First Man — Running Time: 2:18 — Rating: PG-13
“First Man,” the story of Neil Armstrong’s successful moon landing, is both a technical triumph and a deeply personal portrait of a couple. The degree of your enthusiasm for it will probably be determined by your interest in the subject itself. If you have no interest in the moon landing you may feel lukewarm because the film is focused entirely on the people and the feat.
Credit for the quality goes to Ryan Gosling who creates a quiet, serious Neil Armstrong and to Claire Foy who plays his wife, Jan, in a way that you won’t forget. Gosling and Foy deliver the intensity of the life Armstrong has won in deep competition with other astronauts who wanted the job. An unprecedented mission wraps the couple in the deep pressures and the dangers that accompany it. Both these actors generate the power that comes from failed moon shots in the past. The only precedents they have are the deaths of the astronauts who have died while trying.

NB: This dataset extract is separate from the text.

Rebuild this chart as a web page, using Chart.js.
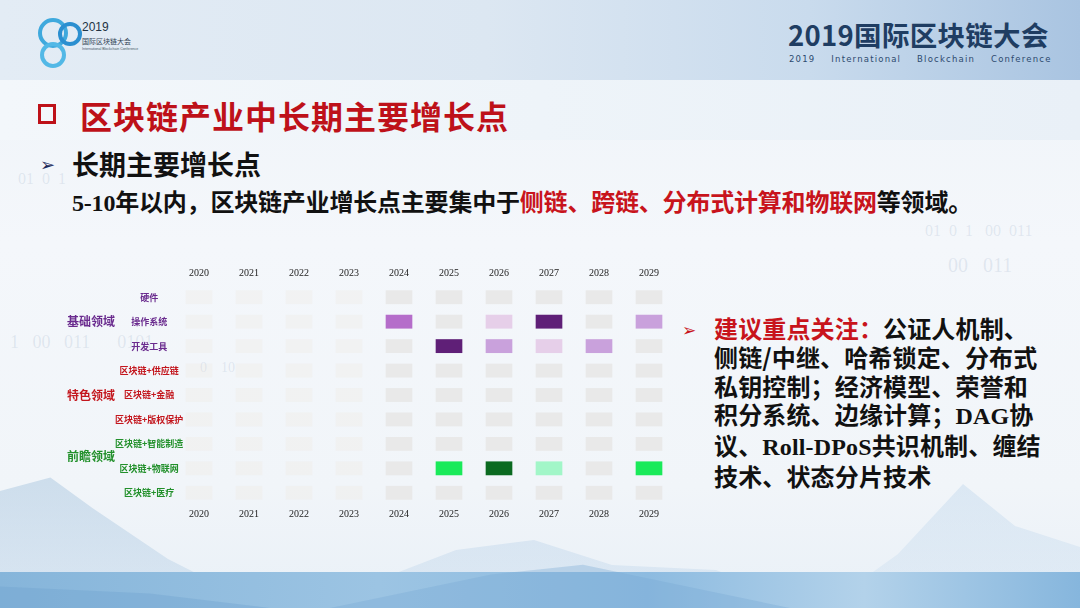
<!DOCTYPE html>
<html>
<head>
<meta charset="utf-8">
<script src="https://cdn.jsdelivr.net/npm/chart.js@4/dist/chart.umd.min.js"></script>
<style>
  html, body { margin: 0; padding: 0; }
  body { width: 1080px; height: 608px; position: relative; overflow: hidden;
         background: linear-gradient(180deg, #eef3f8 0%, #f4f7fb 40%, #f1f5f9 80%, #e9f0f7 100%);
         font-family: "Noto Sans CJK SC", sans-serif; }
  .abs { position: absolute; }
  #header { left: 0; top: 0; width: 1080px; height: 80px;
            background: linear-gradient(90deg, #e3ecf5 0%, #dce7f2 45%, #c9dbed 75%, #a9c4e1 100%); }
  #band2 { left: 0; top: 80px; width: 1080px; height: 60px;
           background: linear-gradient(90deg, #f3f7fb 0%, #eef4f9 50%, #e9f0f7 100%); }
  #bottom { left: 0; top: 572px; width: 1080px; height: 36px;
            background: linear-gradient(90deg, #86b5da 0%, #9cc4e3 35%, #8dbbe0 60%, #b3d2ea 80%, #86b6dd 100%); }
  .mount { position: absolute; }
  .bin { position: absolute; color: rgba(150,170,195,0.22); font-family: "Liberation Serif", serif; white-space: pre; }
  #title { left: 80px; top: 92px; font-size: 32px; font-weight: 700; color: #be1119; letter-spacing: 1px; white-space: nowrap; }
  #sq { left: 38px; top: 104px; width: 12px; height: 14px; border: 3px solid #be1119; }
  #sub { left: 72px; top: 144px; font-size: 27px; font-weight: 700; color: #111; white-space: nowrap; }
  #arrow1 { left: 40px; top: 150px; font-size: 18px; color: #1c2a5a; }
  #line2 { left: 72px; top: 183px; font-size: 24px; font-weight: 700; color: #111; white-space: nowrap; letter-spacing: -0.2px; }
  #line2 .n { font-family: "Liberation Serif", serif; }
  .red { color: #c8141c; }
  #side { left: 714px; top: 314px; font-size: 24px; font-weight: 700; color: #111; line-height: 28.8px; white-space: nowrap; letter-spacing: 0.15px; }
  #side .n { font-family: "Liberation Serif", serif; }
  #arrow2 { left: 682px; top: 316px; font-size: 17px; color: #c8141c; }
  #conf { left: 788px; top: 14px; font-size: 27.5px; font-weight: 700; color: #1f3d62; white-space: nowrap; letter-spacing: 0.3px; }
  #confEn { left: 789px; top: 54px; font-size: 8.5px; color: #2d4a6e; letter-spacing: 1.2px; word-spacing: 12px; white-space: nowrap; font-family: "DejaVu Sans", sans-serif; }
  #logoT1 { left: 82px; top: 20px; font-size: 12px; color: #234; font-family: "Liberation Sans", sans-serif; }
  #logoT2 { left: 82px; top: 36px; font-size: 7px; color: #345; }
  #logoT3 { left: 82px; top: 47px; font-size: 3.5px; color: #456; white-space: nowrap; font-family: "Liberation Sans", sans-serif; }
  .c { position: absolute; border-radius: 50%; }
  #chart { position: absolute; left: 0; top: 255px; }
</style>
</head>
<body>
<div id="header" class="abs"></div>
<div id="band2" class="abs"></div>

<!-- faint mountains -->
<div class="mount" style="left:0;top:440px;width:420px;height:170px;background:linear-gradient(180deg,rgba(150,185,215,0.45),rgba(170,200,228,0.25));clip-path:polygon(0 30%,12% 22%,22% 40%,40% 70%,60% 95%,100% 100%,0 100%);"></div>
<div class="mount" style="left:300px;top:510px;width:520px;height:100px;background:linear-gradient(180deg,rgba(170,200,228,0.35),rgba(170,200,228,0.2));clip-path:polygon(0 100%,30% 40%,45% 30%,60% 55%,80% 60%,100% 100%);"></div>
<div class="mount" style="left:820px;top:470px;width:260px;height:140px;background:linear-gradient(180deg,rgba(175,205,232,0.35),rgba(175,205,232,0.15));clip-path:polygon(0 100%,30% 60%,55% 10%,75% 40%,100% 55%,100% 100%);"></div>
<div id="bottom" class="abs"></div>
<div class="mount" style="left:0;top:572px;width:600px;height:36px;background:rgba(110,160,205,0.35);clip-path:polygon(0 40%,25% 60%,45% 100%,0 100%);"></div>
<div class="mount" style="left:330px;top:560px;width:460px;height:48px;background:rgba(120,170,212,0.35);clip-path:polygon(0 100%,35% 30%,55% 10%,75% 50%,100% 100%);"></div>

<!-- binary decorations -->
<div class="bin" style="left:18px;top:170px;font-size:16px;">01  0  1</div>
<div class="bin" style="left:10px;top:332px;font-size:18px;">1   00   011      0101</div>
<div class="bin" style="left:200px;top:360px;font-size:14px;">0    10</div>
<div class="bin" style="left:925px;top:222px;font-size:16px;">01  0  1   00  011</div>
<div class="bin" style="left:948px;top:254px;font-size:20px;">00   011</div>

<!-- logo -->
<div class="c" style="left:38px;top:18px;width:22px;height:22px;border:4px solid #3fa9dd;"></div>
<div class="c" style="left:58px;top:22px;width:16px;height:16px;border:4px solid #2b8fd0;"></div>
<div class="c" style="left:40px;top:42px;width:18px;height:18px;border:4px solid #52b8e6;"></div>
<div id="logoT1" class="abs">2019</div>
<div id="logoT2" class="abs">国际区块链大会</div>
<div id="logoT3" class="abs">International Blockchain Conference</div>

<div id="conf" class="abs">2019国际区块链大会</div>
<div id="confEn" class="abs">2019 International Blockchain Conference</div>

<div id="sq" class="abs"></div>
<div id="title" class="abs">区块链产业中长期主要增长点</div>
<div id="arrow1" class="abs">➢</div>
<div id="sub" class="abs">长期主要增长点</div>
<div id="line2" class="abs"><span class="n">5-10</span>年以内，区块链产业增长点主要集中于<span class="red">侧链、跨链、分布式计算和物联网</span>等领域。</div>

<div id="arrow2" class="abs">➢</div>
<div id="side" class="abs"><span class="red">建议重点关注：</span>公证人机制、<br>侧链/中继、哈希锁定、分布式<br>私钥控制；经济模型、荣誉和<br>积分系统、边缘计算；<span class="n">DAG</span>协<br>议、<span class="n">Roll-DPoS</span>共识机制、缠结<br>技术、状态分片技术</div>

<canvas id="chart" width="700" height="270"></canvas>

<script>
// 数据
const years = ["2020", "2021", "2022", "2023", "2024", "2025", "2026", "2027", "2028", "2029"];
const rows = ["硬件", "操作系统", "开发工具", "区块链+供应链", "区块链+金融", "区块链+版权保护", "区块链+智能制造", "区块链+物联网", "区块链+医疗"];
const rowGroup = [0, 0, 0, 1, 1, 1, 2, 2, 2];
const groups = ["基础领域", "特色领域", "前瞻领域"];
const groupRow = [1, 4, 6.5];
// 强度 0 = 无, 1..4 = 浅到深
const hardware  = [0, 0, 0, 0, 0, 0, 0, 0, 0, 0];
const os        = [0, 0, 0, 0, 3, 0, 1, 4, 0, 2];
const devTools  = [0, 0, 0, 0, 0, 4, 2, 1, 2, 0];
const supply    = [0, 0, 0, 0, 0, 0, 0, 0, 0, 0];
const finance   = [0, 0, 0, 0, 0, 0, 0, 0, 0, 0];
const copyright = [0, 0, 0, 0, 0, 0, 0, 0, 0, 0];
const manufact  = [0, 0, 0, 0, 0, 0, 0, 0, 0, 0];
const iot       = [0, 0, 0, 0, 0, 3, 4, 1, 0, 3];
const medical   = [0, 0, 0, 0, 0, 0, 0, 0, 0, 0];
const levels = [hardware, os, devTools, supply, finance, copyright, manufact, iot, medical];

const groupColors = ["#6a2b8e", "#c3161d", "#22902b"];
const palettes = [
  [null, "#e6cfe9", "#c9a1dc", "#b56dca", "#5f1f77"],
  [null, "#f2b8b8", "#e57373", "#d23a3a", "#8f1010"],
  [null, "#a2f6c8", "#5ef08f", "#1aea5a", "#0b6a20"]
];
// 空格子: 前几年几乎看不见
function emptyColor(j) { return j < 4 ? "rgba(236,228,214,0.22)" : "#e9e9e9"; }

const datasets = rows.map((r, i) => ({
  label: r,
  data: years.map(() => [i - 0.27, i + 0.27]),
  backgroundColor: levels[i].map((v, j) => v ? palettes[rowGroup[i]][v] : emptyColor(j)),
  borderWidth: 0,
  borderSkipped: false,
  barThickness: 26,
  grouped: false
}));

const yearFont = { family: "Liberation Serif", size: 10 };

// 左侧分组标题
const groupLabels = {
  id: "groupLabels",
  afterDraw(chart) {
    const ctx = chart.ctx, y = chart.scales.y;
    ctx.save();
    ctx.font = "bold 12px 'Noto Sans CJK SC'";
    ctx.textAlign = "center";
    ctx.textBaseline = "middle";
    groups.forEach((g, k) => {
      ctx.fillStyle = groupColors[k];
      ctx.fillText(g, 91, y.getPixelForValue(groupRow[k]));
    });
    ctx.restore();
  }
};

new Chart(document.getElementById("chart"), {
  type: "bar",
  data: { labels: years, datasets: datasets },
  options: {
    responsive: false,
    animation: false,
    devicePixelRatio: 1,
    layout: { padding: { left: 0, right: 26, top: 0, bottom: 0 } },
    plugins: { legend: { display: false }, tooltip: { enabled: false } },
    scales: {
      x: {
        type: "category", position: "bottom", offset: true,
        grid: { display: false, drawTicks: false }, border: { display: false },
        ticks: { font: yearFont, color: "#222", padding: 3, maxRotation: 0 },
        afterFit(s) { s.height = 20; }
      },
      x2: {
        type: "category", position: "top", offset: true, labels: years,
        grid: { display: false, drawTicks: false }, border: { display: false },
        ticks: { font: yearFont, color: "#222", padding: 6, maxRotation: 0 },
        afterFit(s) { s.height = 30; }
      },
      y: {
        type: "linear", min: -0.5, max: 8.5, reverse: true,
        grid: { display: false, drawTicks: false }, border: { display: false },
        afterBuildTicks(s) { s.ticks = rows.map((r, i) => ({ value: i })); },
        afterFit(s) { s.width = 174; },
        ticks: {
          mirror: true,
          crossAlign: "center",
          padding: -59,
          font: { family: "Noto Sans CJK SC", size: 9, weight: "bold" },
          color: c => groupColors[rowGroup[c.index]],
          callback: v => rows[v]
        }
      }
    }
  },
  plugins: [groupLabels]
});
</script>
</body>
</html>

We are awash in the reality of the personal danger and the justification for spending the money that was spent between 1961 and 1969. Is the spending really justified? Was the enormous amount of money spent in order that the Russians not be the first nation to plant a flag on the moon? Have Americans really been told what has been accomplished since Armstrong’s successful trip? With all the problems facing our country — education, medical, economic, decaying infrastructure — was it really wise to spend so much to plant a flag on the moon?
Assuming your answer is yes, you may well love watching this beautifully made movie. It unfolds to a brutally loud score that emphasizes everything that is happening on screen. Watching Armstrong pilot the capsule through space as he is nearly killed by vibration and noise is unforgettable, no question. It’s so bad that the question roars: why did he want to do this? As the soundtrack overwhelms us, we begin to explore the reality of piloting that capsule through the layers of space with no room at all for even a simple mistake.
“Foy makes Jan a loyal but often angry wife who says once, “I married Neil because I wanted a normal life,” and then forces him to have what may be a last conversation with his son. Both Foy and Gosling create two intelligent people who love their family and face the possibility of losing it all. When the movie is in space, the sound is deafening. When it is on Neil and Jan, the silence and the confrontations are acted with extraordinary skill by Foy and Gosling. They are awash in unprecedented emotions and they convey their fear with quiet, powerful talent. No one in history has ever had their experience.
As we watch two endangered lives unfolding, we are physically overwhelmed by the relentless sound and danger of the capsule. The humanity is delivered quietly by two intelligent actors.